[SHORT PROBLEM]
In the listing below, find every line containing "this" and copy it out.

[DATASET CONTENT]
☆ ☆ ☆ ☆ ☆

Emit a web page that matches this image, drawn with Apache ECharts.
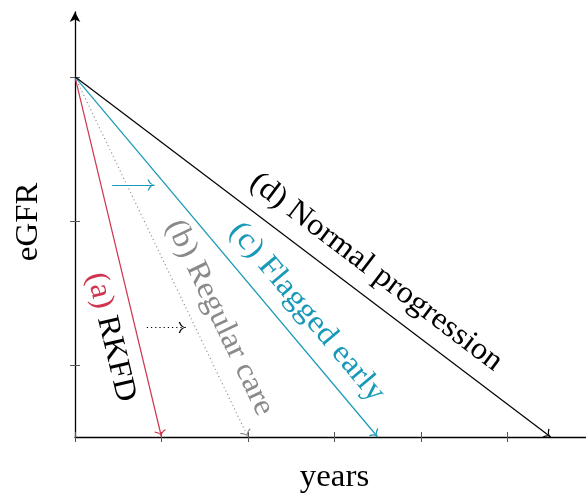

☆ ☆ ☆ ☆ ☆

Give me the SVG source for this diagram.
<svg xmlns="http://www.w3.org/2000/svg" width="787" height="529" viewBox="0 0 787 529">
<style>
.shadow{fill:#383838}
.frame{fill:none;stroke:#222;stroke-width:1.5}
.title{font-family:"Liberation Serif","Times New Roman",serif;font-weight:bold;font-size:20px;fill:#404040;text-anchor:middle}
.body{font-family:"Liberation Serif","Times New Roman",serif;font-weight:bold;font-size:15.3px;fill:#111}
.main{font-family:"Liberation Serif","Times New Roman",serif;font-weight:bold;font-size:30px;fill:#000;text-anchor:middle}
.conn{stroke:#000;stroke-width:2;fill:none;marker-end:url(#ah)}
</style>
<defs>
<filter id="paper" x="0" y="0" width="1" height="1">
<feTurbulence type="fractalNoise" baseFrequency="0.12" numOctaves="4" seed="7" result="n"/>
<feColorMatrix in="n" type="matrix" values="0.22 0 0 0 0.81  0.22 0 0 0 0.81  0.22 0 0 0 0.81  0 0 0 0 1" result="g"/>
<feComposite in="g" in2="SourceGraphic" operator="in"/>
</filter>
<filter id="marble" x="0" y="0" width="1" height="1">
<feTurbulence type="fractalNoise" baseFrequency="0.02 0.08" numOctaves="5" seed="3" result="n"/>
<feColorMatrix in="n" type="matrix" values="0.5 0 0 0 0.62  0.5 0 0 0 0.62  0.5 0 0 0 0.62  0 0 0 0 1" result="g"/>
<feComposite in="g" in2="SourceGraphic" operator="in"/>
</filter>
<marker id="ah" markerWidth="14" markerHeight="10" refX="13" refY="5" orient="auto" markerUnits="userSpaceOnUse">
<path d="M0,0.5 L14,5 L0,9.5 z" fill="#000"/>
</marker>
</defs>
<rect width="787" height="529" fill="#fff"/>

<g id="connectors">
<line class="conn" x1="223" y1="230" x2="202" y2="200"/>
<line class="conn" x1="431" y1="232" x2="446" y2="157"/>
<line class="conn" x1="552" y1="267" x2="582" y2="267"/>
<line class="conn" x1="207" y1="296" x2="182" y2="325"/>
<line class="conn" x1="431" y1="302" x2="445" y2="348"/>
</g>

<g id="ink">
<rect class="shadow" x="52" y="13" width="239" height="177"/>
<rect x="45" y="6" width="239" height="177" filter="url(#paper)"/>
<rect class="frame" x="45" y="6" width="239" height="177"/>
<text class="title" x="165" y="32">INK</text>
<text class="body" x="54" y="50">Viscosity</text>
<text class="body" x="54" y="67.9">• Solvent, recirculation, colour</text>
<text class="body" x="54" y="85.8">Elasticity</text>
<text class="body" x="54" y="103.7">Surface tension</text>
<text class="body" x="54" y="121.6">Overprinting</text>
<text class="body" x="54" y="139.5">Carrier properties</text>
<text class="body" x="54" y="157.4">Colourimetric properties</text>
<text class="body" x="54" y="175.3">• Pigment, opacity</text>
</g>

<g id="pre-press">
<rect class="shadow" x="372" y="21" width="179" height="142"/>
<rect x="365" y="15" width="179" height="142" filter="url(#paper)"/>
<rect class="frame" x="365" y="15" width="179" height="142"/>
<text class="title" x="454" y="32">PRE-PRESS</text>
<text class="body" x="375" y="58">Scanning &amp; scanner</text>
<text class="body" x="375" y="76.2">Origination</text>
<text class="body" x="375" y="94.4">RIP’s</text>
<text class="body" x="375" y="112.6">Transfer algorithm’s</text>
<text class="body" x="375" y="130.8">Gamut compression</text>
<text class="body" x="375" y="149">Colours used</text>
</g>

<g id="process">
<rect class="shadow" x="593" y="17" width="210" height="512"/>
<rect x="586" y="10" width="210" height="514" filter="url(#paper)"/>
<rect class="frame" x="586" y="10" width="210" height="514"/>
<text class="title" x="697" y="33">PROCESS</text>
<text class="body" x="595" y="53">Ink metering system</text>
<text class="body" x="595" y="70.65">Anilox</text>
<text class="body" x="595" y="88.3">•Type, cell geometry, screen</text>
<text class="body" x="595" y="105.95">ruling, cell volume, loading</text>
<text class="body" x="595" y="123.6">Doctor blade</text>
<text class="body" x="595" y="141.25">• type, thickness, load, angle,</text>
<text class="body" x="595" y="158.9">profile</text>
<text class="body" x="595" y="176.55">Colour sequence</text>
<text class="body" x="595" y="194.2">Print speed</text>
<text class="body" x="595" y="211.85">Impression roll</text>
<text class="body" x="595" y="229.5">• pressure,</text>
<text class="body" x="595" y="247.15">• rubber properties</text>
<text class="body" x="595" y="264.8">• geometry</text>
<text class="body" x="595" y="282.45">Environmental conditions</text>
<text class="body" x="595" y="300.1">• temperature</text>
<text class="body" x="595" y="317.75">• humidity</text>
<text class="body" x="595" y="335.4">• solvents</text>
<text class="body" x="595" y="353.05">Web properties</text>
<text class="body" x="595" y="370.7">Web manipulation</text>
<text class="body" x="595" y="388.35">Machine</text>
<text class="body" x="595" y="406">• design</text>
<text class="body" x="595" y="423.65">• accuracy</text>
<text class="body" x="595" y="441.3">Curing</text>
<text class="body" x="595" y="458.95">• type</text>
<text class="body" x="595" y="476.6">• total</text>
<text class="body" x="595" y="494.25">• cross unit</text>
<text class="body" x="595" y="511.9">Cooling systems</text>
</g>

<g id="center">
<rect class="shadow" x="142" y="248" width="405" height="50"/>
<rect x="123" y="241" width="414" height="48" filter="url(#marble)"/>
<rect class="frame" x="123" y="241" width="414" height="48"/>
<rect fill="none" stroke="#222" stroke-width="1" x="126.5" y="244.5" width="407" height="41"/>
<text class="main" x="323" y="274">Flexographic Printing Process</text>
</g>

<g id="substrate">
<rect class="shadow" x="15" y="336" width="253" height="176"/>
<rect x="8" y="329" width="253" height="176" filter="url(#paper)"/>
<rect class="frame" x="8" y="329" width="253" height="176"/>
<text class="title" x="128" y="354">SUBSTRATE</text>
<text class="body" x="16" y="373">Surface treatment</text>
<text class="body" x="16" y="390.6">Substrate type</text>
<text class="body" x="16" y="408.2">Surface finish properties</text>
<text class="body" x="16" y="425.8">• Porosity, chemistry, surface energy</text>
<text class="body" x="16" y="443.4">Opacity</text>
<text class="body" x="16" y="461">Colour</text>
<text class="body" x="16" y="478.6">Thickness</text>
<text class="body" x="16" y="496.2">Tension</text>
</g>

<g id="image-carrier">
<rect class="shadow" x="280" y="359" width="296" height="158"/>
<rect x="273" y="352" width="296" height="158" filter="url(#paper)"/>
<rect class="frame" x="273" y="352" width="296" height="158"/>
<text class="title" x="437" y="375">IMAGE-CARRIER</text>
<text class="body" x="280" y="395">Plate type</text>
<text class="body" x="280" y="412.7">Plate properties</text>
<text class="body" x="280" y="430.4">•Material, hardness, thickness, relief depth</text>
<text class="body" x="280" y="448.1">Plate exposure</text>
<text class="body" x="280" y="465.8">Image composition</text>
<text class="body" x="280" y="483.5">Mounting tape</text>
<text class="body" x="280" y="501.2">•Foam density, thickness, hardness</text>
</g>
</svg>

☆ ☆ ☆ ☆ ☆

[EXPECTED OUTPUT]
Emit a web page that matches this image, drawn with Apache ECharts.
Give me the SVG source for this diagram.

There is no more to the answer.